Parliament of India
- Long title An Act further to amend the Constitution of India. ;
- Citation: Act No. ? of 2018
- Territorial extent: India
- Passed by: Lok Sabha
- Passed: 2 August 2018
- Passed by: Rajya Sabha
- Passed: 8 August 2018
- Assented to: 11 August 2018

Legislative history

Initiating chamber: Lok Sabha
- Bill title: The Constitution (One Hundred and Twenty-third Amendment) Bill, 2017
- Bill citation: Bill No. 71 of 2017
- Introduced by: Thawar Chand Gehlot
- Introduced: 5 April 2017

Revising chamber: Rajya Sabha
- Bill title: The Constitution (One Hundred and Twenty-third Amendment) Bill, 2017
- Received from the Lok Sabha: 11 April 2017
- Member(s) in charge: Thawar Chand Gehlot
- Committee report: Report of the Select Committee

Final stages
- Reported from conference committee: 19 July 2017
- Conference committee bill passed by Rajya Sabha: 31 July 2017

Related legislation
- National Commission for Backward Classes (Repeal) Act, 2018

= One Hundred and Second Amendment of the Constitution of India =

The One Hundred and Second Amendment of the Constitution of India, officially known as the Constitution (One Hundred and Second Amendment) Act, 2018, granted constitutional status to the National Commission for Backward Classes (NCBC).

==Legislative history==
The bill of the Constitution (One Hundred and Second Amendment) Act, 2018 was introduced in the Lok Sabha on 5 April 2017 as the Constitution (One Hundred and Twenty-third Amendment) Bill, 2017. It was introduced by Thawar Chand Gehlot, Minister of Social Justice and Empowerment.

The bill was passed by the Lok Sabha on 10 April 2017. The bill was introduced in the Rajya Sabha the following day.

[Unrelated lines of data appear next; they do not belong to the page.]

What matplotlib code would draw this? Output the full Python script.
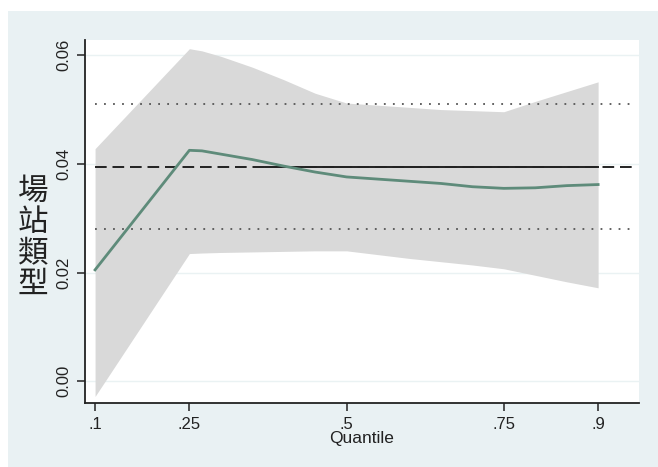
import matplotlib.pyplot as plt
from matplotlib.patches import Rectangle

# quantile regression coefficients
quantiles = [0.10, 0.25, 0.27, 0.30, 0.35, 0.40, 0.45, 0.50,
             0.55, 0.60, 0.65, 0.70, 0.75, 0.80, 0.85, 0.90]
coef = [0.0205, 0.0425, 0.0424, 0.0418, 0.0408, 0.0396, 0.0385, 0.0376,
        0.0372, 0.0368, 0.0364, 0.0358, 0.0355, 0.0356, 0.0360, 0.0362]
ci_upper = [0.0428, 0.0612, 0.0608, 0.0598, 0.0578, 0.0555, 0.0530, 0.0512,
            0.0508, 0.0504, 0.0500, 0.0498, 0.0496, 0.0515, 0.0533, 0.0551]
ci_lower = [-0.0028, 0.0235, 0.0236, 0.0237, 0.0238, 0.0239, 0.0240, 0.0240,
            0.0233, 0.0226, 0.0220, 0.0214, 0.0207, 0.0195, 0.0183, 0.0172]

ols_coef = 0.0394
ols_lo, ols_hi = 0.0281, 0.0510

xticks = [0.1, 0.25, 0.5, 0.75, 0.9]
xtick_labels = ['.1', '.25', '.5', '.75', '.9']
yticks = [0.00, 0.02, 0.04, 0.06]
ytick_labels = ['0.00', '0.02', '0.04', '0.06']

bg = '#E9F1F3'

fig = plt.figure(figsize=(6.58, 4.67), dpi=100, facecolor='white')
fig.patches.append(Rectangle((8 / 658, 0), 1, 1 - 11 / 467, transform=fig.transFigure,
                             facecolor=bg, edgecolor='none', zorder=-1))

ax = fig.add_axes([85 / 658, 64 / 467, 554 / 658, 363 / 467])
ax.set_facecolor('white')

for y in yticks:
    ax.axhline(y, color='#EAF2F3', lw=1, zorder=0)

ax.fill_between(quantiles, ci_lower, ci_upper, color='#D9D9D9', lw=0, zorder=1)

x_end = 0.955
ax.plot([0.1, x_end], [ols_lo, ols_lo], color='#555555', lw=1.3, ls=(0, (1, 4)), zorder=2)
ax.plot([0.1, x_end], [ols_hi, ols_hi], color='#555555', lw=1.3, ls=(0, (1, 4)), zorder=2)
ax.plot([0.1, x_end], [ols_coef, ols_coef], color='#222222', lw=1.4, ls=(0, (6, 3)), zorder=2)
ax.plot([0.37, 0.9], [ols_coef, ols_coef], color='#222222', lw=1.4, zorder=2)

ax.plot(quantiles, coef, color='#5E8B7A', lw=2, zorder=3)

ax.set_xlim(0.084, 0.965)
ax.set_ylim(-0.004, 0.0628)

ax.set_xticks(xticks)
ax.set_xticklabels(xtick_labels, fontsize=12, family='Liberation Sans', color='#222222')
ax.set_yticks(yticks)
ax.set_yticklabels(ytick_labels, fontsize=12, family='Liberation Sans', color='#222222',
                   rotation=90, va='center')
ax.tick_params(direction='out', length=6, width=1.2, color='#333333', pad=4)

for side in ['top', 'right']:
    ax.spines[side].set_visible(False)
for side in ['left', 'bottom']:
    ax.spines[side].set_color('#222222')
    ax.spines[side].set_linewidth(1.3)

ax.set_xlabel('Quantile', fontsize=12.5, family='Liberation Sans', color='#222222',
              labelpad=-1)

fig.text(33 / 658, 1 - 238 / 467, '\n'.join('場站類型'), fontsize=22,
         family=['Noto Sans CJK TC', 'DejaVu Sans'], fontweight='light',
         ha='center', va='center', linespacing=1.0, color='#222222')

fig.savefig('out.png', dpi=100, facecolor=fig.get_facecolor())
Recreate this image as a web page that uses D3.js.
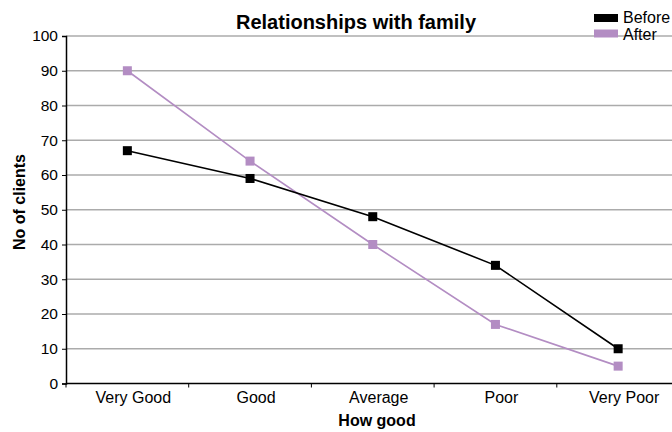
<!DOCTYPE html>
<html>
<head>
<meta charset="utf-8">
<script src="https://cdn.jsdelivr.net/npm/d3@7/dist/d3.min.js"></script>
<style>
  html, body { margin: 0; padding: 0; background: #fff; }
  svg { display: block; }
  text { font-family: "Liberation Sans", Arial, sans-serif; fill: #000; }
</style>
</head>
<body>
<svg id="chart" width="672" height="432"></svg>
<script>
// Ratings of family relationships, before and after support
const categories = ["Very Good", "Good", "Average", "Poor", "Very Poor"];
const beforeValues = [67, 59, 48, 34, 10];
const afterValues = [90, 64, 40, 17, 5];
const yTicks = [0, 10, 20, 30, 40, 50, 60, 70, 80, 90, 100];
const seriesNames = ["Before", "After"];
const seriesColors = ["#000000", "#b38dc3"];

const svg = d3.select("#chart");
const W = 672, H = 432;
const plotLeft = 66, plotRight = 679.5, plotTop = 36, plotBottom = 383.5;

const x = d3.scaleBand().domain(categories).range([plotLeft, plotRight]).padding(0);
const y = d3.scaleLinear().domain([0, 100]).range([plotBottom, plotTop]);

// Horizontal gridlines
svg.append("g")
  .selectAll("line")
  .data(yTicks.filter(d => d > 0))
  .join("line")
  .attr("x1", plotLeft).attr("x2", W)
  .attr("y1", d => y(d)).attr("y2", d => y(d))
  .attr("stroke", "#ababab")
  .attr("stroke-width", 1.6);

// Y axis
const yAxis = svg.append("g")
  .attr("transform", `translate(${plotLeft},0)`)
  .call(d3.axisLeft(y).tickValues(yTicks).tickSize(4).tickPadding(4));
yAxis.select(".domain").attr("stroke", "#000").attr("stroke-width", 1.5);
yAxis.selectAll(".tick line").attr("stroke", "#000");
yAxis.selectAll(".tick text")
  .style("font-size", "15.5px")
  .style("font-family", "'Liberation Sans', Arial, sans-serif");

// X axis with ticks on category boundaries
const xAxisG = svg.append("g").attr("transform", `translate(0,${plotBottom})`);
xAxisG.append("line")
  .attr("x1", plotLeft).attr("x2", W)
  .attr("stroke", "#000").attr("stroke-width", 1.5);
xAxisG.selectAll("line.tick")
  .data(categories)
  .join("line")
  .attr("class", "tick")
  .attr("x1", d => x(d)).attr("x2", d => x(d))
  .attr("y1", 0).attr("y2", 4)
  .attr("stroke", "#000");
xAxisG.selectAll("text")
  .data(categories)
  .join("text")
  .attr("x", d => x(d) + x.bandwidth() / 2 + 6)
  .attr("y", 19.5)
  .attr("text-anchor", "middle")
  .style("font-size", "16px")
  .text(d => d);

// Series lines and square markers
const series = [beforeValues, afterValues];
const line = d3.line()
  .x((d, i) => x(categories[i]) + x.bandwidth() / 2)
  .y(d => y(d));

[1, 0].forEach(s => {
  const g = svg.append("g");
  g.append("path")
    .datum(series[s])
    .attr("d", line)
    .attr("fill", "none")
    .attr("stroke", seriesColors[s])
    .attr("stroke-width", 1.6);
  g.selectAll("rect")
    .data(series[s])
    .join("rect")
    .attr("x", (d, i) => x(categories[i]) + x.bandwidth() / 2 - 4.5)
    .attr("y", d => y(d) - 4.5)
    .attr("width", 9).attr("height", 9)
    .attr("fill", seriesColors[s]);
});

// Title
svg.append("text")
  .attr("x", 356).attr("y", 29)
  .attr("text-anchor", "middle")
  .style("font-size", "20px").style("font-weight", "bold")
  .text("Relationships with family");

// Axis titles
svg.append("text")
  .attr("x", 377).attr("y", 426)
  .attr("text-anchor", "middle")
  .style("font-size", "16px").style("font-weight", "bold")
  .text("How good");

svg.append("text")
  .attr("transform", "translate(25,202) rotate(-90)")
  .attr("text-anchor", "middle")
  .style("font-size", "16px").style("font-weight", "bold")
  .text("No of clients");

// Legend
const legend = svg.append("g");
seriesNames.forEach((name, i) => {
  legend.append("rect")
    .attr("x", 594).attr("y", 14 + i * 15.5)
    .attr("width", 24).attr("height", 8)
    .attr("fill", seriesColors[i]);
  legend.append("text")
    .attr("x", 623).attr("y", 23 + i * 16.5)
    .style("font-size", "16px")
    .text(name);
});
</script>
</body>
</html>
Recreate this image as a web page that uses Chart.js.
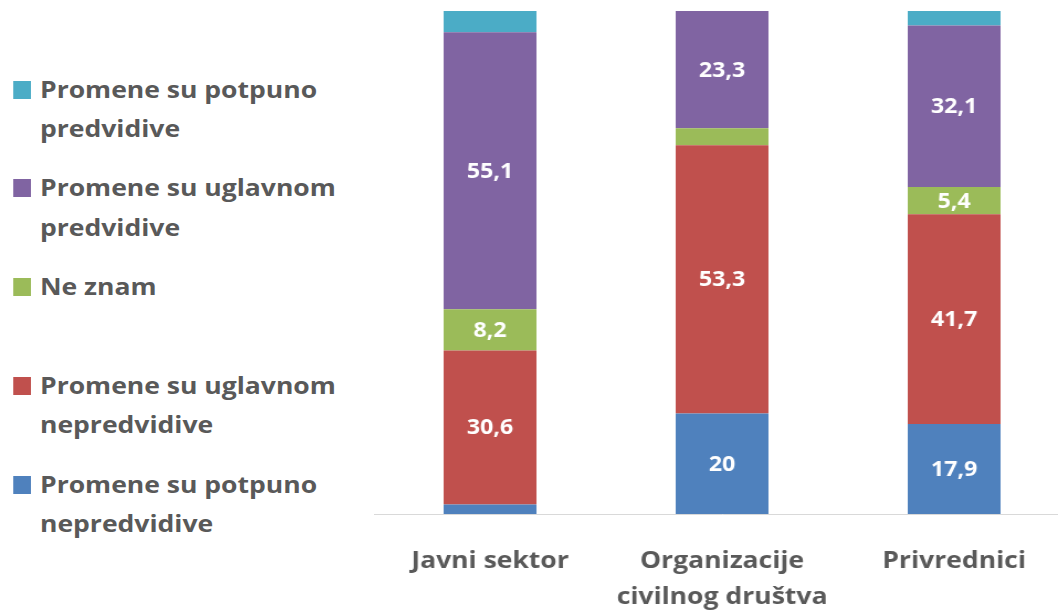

The House adopted a motion to refer the Bill to a Standing Committee composed of 25 members and chaired by Bhupender Yadav. The Select Committee tabled its report before the Rajya Sabha on 19 July 2017.

The Rajya Sabha passed the Bill on 31 July 2017, after making one amendment. The Bill was transmitted back to the Lok Sabha for concurrence. However, the House did not adopt the amendment made by the Rajya Sabha and instead adopted alternate amendments to the Bill and passed it on 2 August 2018. The Bill, as passed by the Lok Sabha, was passed unanimously by the Rajya Sabha on 8 August 2018 receiving 156 ayes from all members present and voting.

The Bill received assent from President Ram Nath Kovind on 11 August 2018. It was notified in The Gazette of India on the same date.

=== Judicial pronouncements ===
On May 5, 2021, in the hearing of Maharashtra State Reservation for Socially and Educationally Backward Classes (SEBC) Act, 2018 which extends reservation to the Maratha community in public education and employment the Supreme Court of India upheld this constitutional amendment.